Our lives are to be marked by a driving passion to do everything for and with Christ. Satan uses life’s demands to distract us from the closeness God intends for us to experience. God demands we continue to invite Him into each and every situation. He demands to solve our problems for us because He alone knows everything that is going on not only in our lives but in the lives of those around us.
Larry McMurtry, known for his book, Lonesome Dove, wrote another book about roads—the many roads he had driven on and the hundreds of miles he had explored across America. At last, returning in memory to the place where he grew up in east Texas, he recalls that his father had seldom gone much farther than the dusty roads near his dirt farm. Comparing his own travels to his father's localized life, McMurtry admits, "I have looked at many places quickly. My father looked at one place deeply."

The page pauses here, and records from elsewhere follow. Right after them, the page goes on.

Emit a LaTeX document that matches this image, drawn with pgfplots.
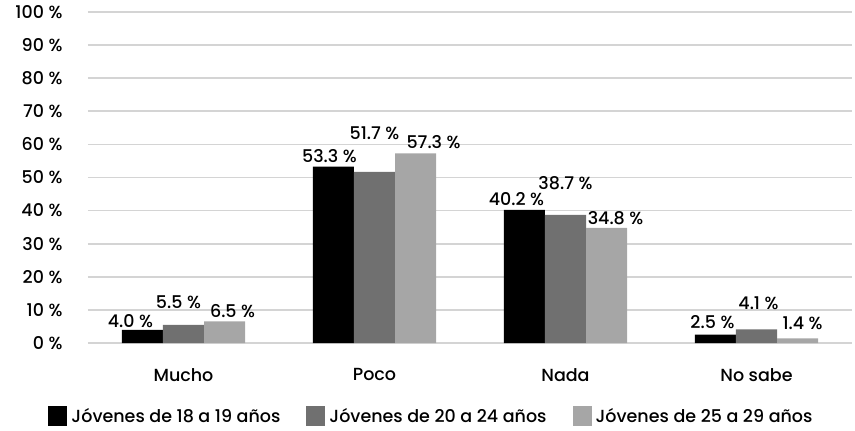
\documentclass[border=0pt]{standalone}
\usepackage{pgfplots}
\pgfplotsset{compat=1.18}
\usepackage{pgfplotstable}
\usepackage{fontspec}
\setmainfont{Poppins}[UprightFont={* Medium}]
\definecolor{cA}{HTML}{000000}
\definecolor{cB}{HTML}{707070}
\definecolor{cC}{HTML}{A6A6A6}
\definecolor{grid}{HTML}{D4D4D4}
\pgfplotstableread{
x y dx dy
0 4.0 -12 2
1 53.3 -4 4
2 40.2 -8 4
3 2.5 -3 6
}\tA
\pgfplotstableread{
x y dx dy
0 5.5 -5 16
1 51.7 0 32
2 38.7 0 25
3 4.1 2 20
}\tB
\pgfplotstableread{
x y dx dy
0 6.5 8 4
1 57.3 18 4
2 34.8 9 3
3 1.4 5 8
}\tC
\begin{document}
\begin{tikzpicture}
\path[use as bounding box] (-88bp,-88bp) rectangle (767bp,343bp);
\begin{axis}[
  scale only axis,
  width=764bp, height=331bp,
  at={(0,0)}, anchor=south west,
  ybar=0pt,
  bar width=0.215,
  xmin=-0.5, xmax=3.5,
  ymin=0, ymax=100,
  axis line style={draw=none},
  ytick={0,10,...,100},
  yticklabels={0 \%,10 \%,20 \%,30 \%,40 \%,50 \%,60 \%,70 \%,80 \%,90 \%,100 \%},
  xtick={0,1,2,3},
  xticklabels={Mucho,Poco,Nada,No sabe},
  major tick length=0pt,
  ymajorgrids,
  grid style={draw=grid, line width=1.6bp},
  tick label style={font=\fontsize{17.5bp}{20bp}\selectfont},
  yticklabel style={xshift=-22bp},
  xticklabel style={yshift=-22bp},
  /pgf/number format/assume math mode=true,
  nodes near coords={\pgfmathprintnumber[fixed,fixed zerofill,precision=1]{\pgfplotspointmeta}~\%},
  visualization depends on={\thisrow{dx} \as \dx},
  visualization depends on={\thisrow{dy} \as \dy},
  every node near coord/.append style={font=\fontsize{17.5bp}{20bp}\selectfont, anchor=south, inner sep=0pt, xshift=\dx bp, yshift=\dy bp, text=black},
  legend style={at={(-0.052,-0.19)}, anchor=north west, draw=none, legend columns=3,
     font=\fontsize{17.5bp}{20bp}\selectfont, column sep=2bp, inner sep=0pt,
     nodes={inner sep=2bp},
     /tikz/every even column/.append style={column sep=24bp}},
  legend cell align=left,
  legend image code/.code={\fill[#1] (0bp,-10bp) rectangle (19bp,10bp);},
]
\addplot[fill=cA, draw=none] table[x=x,y=y] {\tA};
\addplot[fill=cB, draw=none] table[x=x,y=y] {\tB};
\addplot[fill=cC, draw=none] table[x=x,y=y] {\tC};
\legend{Jóvenes de 18 a 19 años,Jóvenes de 20 a 24 años,Jóvenes de 25 a 29 años}
\end{axis}
\end{tikzpicture}
\end{document}
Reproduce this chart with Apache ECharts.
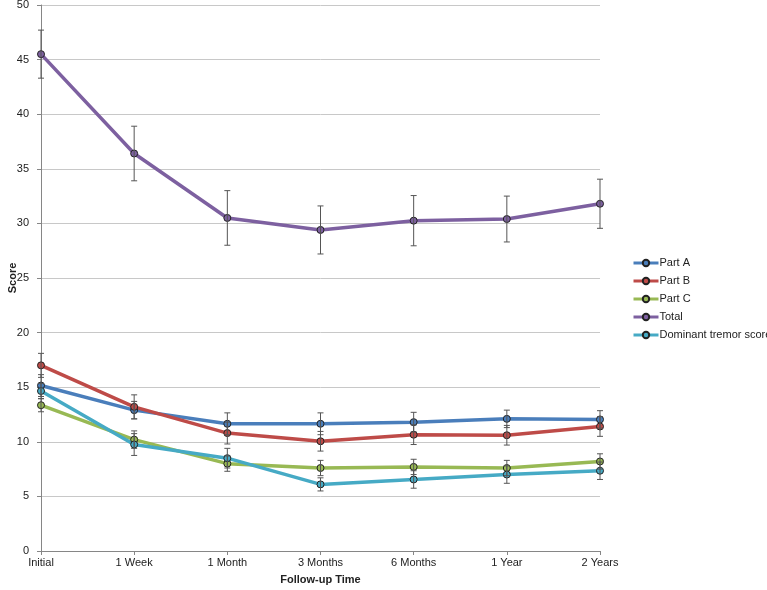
<!DOCTYPE html>
<html>
<head>
<meta charset="utf-8">
<script src="https://cdn.jsdelivr.net/npm/echarts@6/dist/echarts.min.js"></script>
<style>html,body{margin:0;padding:0;background:#fff}#c{width:767px;height:590px}</style>
</head>
<body>
<div id="c"></div>
<script>
const categories = ['Initial','1 Week','1 Month','3 Months','6 Months','1 Year','2 Years'];
const partA = [15.15, 12.9, 11.65, 11.65, 11.8, 12.1, 12.05];
const partB = [17.0, 13.2, 10.8, 10.05, 10.65, 10.6, 11.4];
const partC = [13.35, 10.2, 8.0, 7.6, 7.7, 7.6, 8.2];
const total = [45.5, 36.4, 30.5, 29.4, 30.25, 30.4, 31.8];
const dominant = [14.65, 9.75, 8.5, 6.1, 6.55, 7.0, 7.35];
const partAErr = [1.0, 0.8, 1.0, 1.0, 0.9, 0.8, 0.8];
const partBErr = [1.1, 1.1, 1.0, 0.9, 0.9, 0.9, 0.9];
const partCErr = [0.6, 0.8, 0.7, 0.7, 0.7, 0.7, 0.7];
const totalErr = [2.2, 2.5, 2.5, 2.2, 2.3, 2.1, 2.25];
const dominantErr = [0.7, 1.0, 0.9, 0.6, 0.8, 0.8, 0.8];
const yTicks = {min: 0, max: 50, interval: 5};

const seriesDefs = [
  {name: 'Part A', data: partA, err: partAErr, color: '#4a7ebb'},
  {name: 'Part B', data: partB, err: partBErr, color: '#be4b48'},
  {name: 'Part C', data: partC, err: partCErr, color: '#98b954'},
  {name: 'Total', data: total, err: totalErr, color: '#7d60a0'},
  {name: 'Dominant tremor score', data: dominant, err: dominantErr, color: '#46aac5'}
];

const errData = [];
seriesDefs.forEach(s => s.data.forEach((v, i) => errData.push([i, v - s.err[i], v + s.err[i]])));

const font = 'Liberation Sans, Arial, sans-serif';
const chart = echarts.init(document.getElementById('c'), null, {renderer: 'canvas'});
const series = seriesDefs.map(s => ({
  name: s.name, type: 'line', data: s.data,
  symbol: 'circle', symbolSize: 7, showSymbol: true,
  lineStyle: {color: s.color, width: 3.5},
  itemStyle: {color: s.color, borderColor: '#222', borderWidth: 1},
  emphasis: {disabled: true}, z: 2
}));
series.push({
  type: 'custom', name: 'err', data: errData, z: 5, silent: true,
  encode: {x: 0, y: [1, 2]},
  renderItem: function (params, api) {
    const x = api.value(0);
    const lo = api.coord([x, api.value(1)]);
    const hi = api.coord([x, api.value(2)]);
    const w = 3;
    const st = {stroke: '#555', lineWidth: 1};
    return {type: 'group', children: [
      {type: 'line', shape: {x1: lo[0], y1: lo[1], x2: hi[0], y2: hi[1]}, style: st},
      {type: 'line', shape: {x1: lo[0] - w, y1: lo[1], x2: lo[0] + w, y2: lo[1]}, style: st},
      {type: 'line', shape: {x1: hi[0] - w, y1: hi[1], x2: hi[0] + w, y2: hi[1]}, style: st}
    ]};
  }
});

chart.setOption({
  animation: false,
  backgroundColor: '#fff',
  grid: {left: 41, right: 167, top: 5, bottom: 39, containLabel: false, outerBoundsMode: 'none'},
  legend: {
    orient: 'vertical', left: 632, top: 256, itemGap: 4, itemWidth: 25, itemHeight: 8,
    padding: 0,
    lineStyle: {width: 3},
    data: seriesDefs.map(s => s.name),
    textStyle: {fontFamily: font, fontSize: 11, color: '#222', lineHeight: 14, padding: [0, 0, 0, -4]}
  },
  xAxis: {
    type: 'category', data: categories, boundaryGap: false,
    name: 'Follow-up Time', nameLocation: 'middle', nameGap: 23, nameMoveOverlap: false,
    nameTextStyle: {fontFamily: font, fontSize: 11, fontWeight: 'bold', color: '#222'},
    axisLine: {lineStyle: {color: '#868686'}},
    axisTick: {show: true, alignWithLabel: true, length: 4, lineStyle: {color: '#868686'}},
    axisLabel: {fontFamily: font, fontSize: 11, color: '#222', margin: 6},
    splitLine: {show: false}
  },
  yAxis: {
    type: 'value', min: yTicks.min, max: yTicks.max, interval: yTicks.interval,
    name: 'Score', nameLocation: 'middle', nameGap: 23, nameRotate: 90, nameMoveOverlap: false,
    nameTextStyle: {fontFamily: font, fontSize: 11, fontWeight: 'bold', color: '#222'},
    axisLine: {show: true, lineStyle: {color: '#868686'}},
    axisTick: {show: true, length: 4, inside: false, lineStyle: {color: '#868686'}},
    axisLabel: {fontFamily: font, fontSize: 11, color: '#222', margin: 12},
    splitLine: {lineStyle: {color: '#c8c8c8'}}
  },
  series: series
});
</script>
</body>
</html>
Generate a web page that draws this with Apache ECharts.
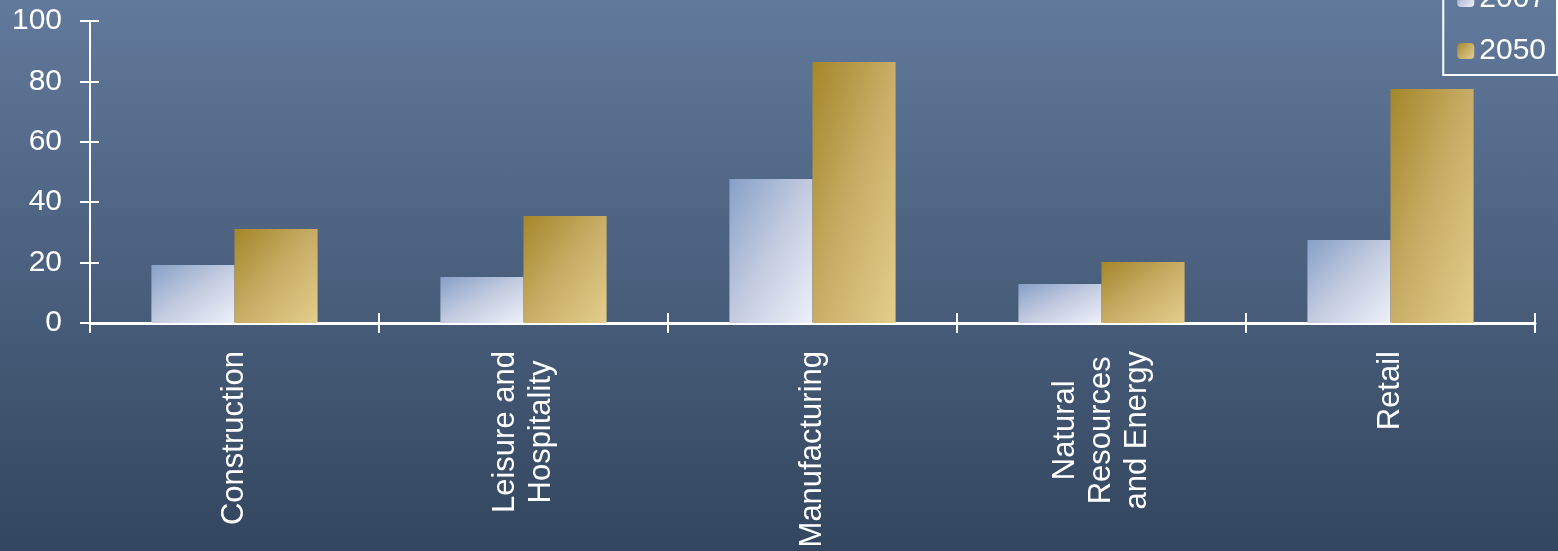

Life wants to carry us everywhere so that we get lost in its “new and improved” excitement. Life’s trick is that too many roads and too many new things soon lead to indifference, laziness, and deception. The more we try to know everything about everything, the less we able to experience the newness in the same old thing. The everyday relationship with our spouse looses the excitement of meeting someone new. The false passion of forbidden fruit seems real instead of our allowing life to teach us to search out the deep intimate secrets of the ones with whom we should experience every day. I hope you understand I am talking about your spouse, your children, your friends, the people with whom you serve God, and most importantly God Himself.
Passion and excitement doesn’t require “new and improved;” it only requires a willingness to look deeper and understand more. Take the time God gives you to learn all that He wants to teach you.